With the ban a little more than two months from going into effect, TRPA and the plaintiffs were able to come up with an acceptable compromise. This came after months of fruitless negotiations and long discussions at recent TRPA board meetings.
The discussion took about 40 minutes Wednesday at the regular March meeting of the Governing Board of TRPA.
“We have been working long and hard to hammer out this settlement,” said John Fagan, attorney for the National Marine Manufacturers Association, one of the organizations listed in the suit against TRPA.

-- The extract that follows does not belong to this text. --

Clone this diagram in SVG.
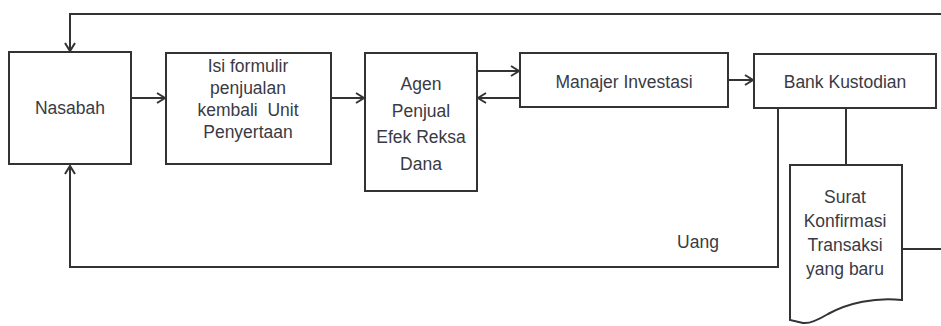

What brought the proposed dismissal about is an agreement by TRPA to allow more exemptions on the ban. In exchange for that, the plaintiffs in the suit agreed to several mitigation measures, which theoretically will make up for the added pollution believed to be caused by the exemptions.
The resulting compromise will give Lake Tahoe residents, business owners and visitors more options of what kind of boats can be used on Lake Tahoe. The deal will also give TRPA additional help in enforcing the ban and educating people about it.
The governing board originally adopted the ban in 1997, calling for the prohibition of carbureted two-stroke engines from Lake Tahoe by June 1, 1999. The ordinance left room for changes, and some amendments have been made in recent months.
The plaintiffs – which include the National Marine Manufacturers Association and several watercraft rental firms and residents – in October 1997 filed a lawsuit against TRPA. The trial was scheduled for May.
Fagan and Larry Hoffman, attorney for several Lake Tahoe residents and businesses, said the settlement was one that no one likely was very happy with.
“At least (Lake Tahoe residents and visitors) have some short-term options before this stuff starts coming down the pipeline,” Hoffman said.
The League to Save Lake Tahoe and the attorneys general from California and Nevada had intervened in the suit on the side of TRPA. All agreed with the settlement terms.
“We signed this with deep reluctance, because of our concern about the adequacy of the mitigation,” said Rochelle Nason, executive director of the League.
TRPA’s need for more enforcement was the deciding factor.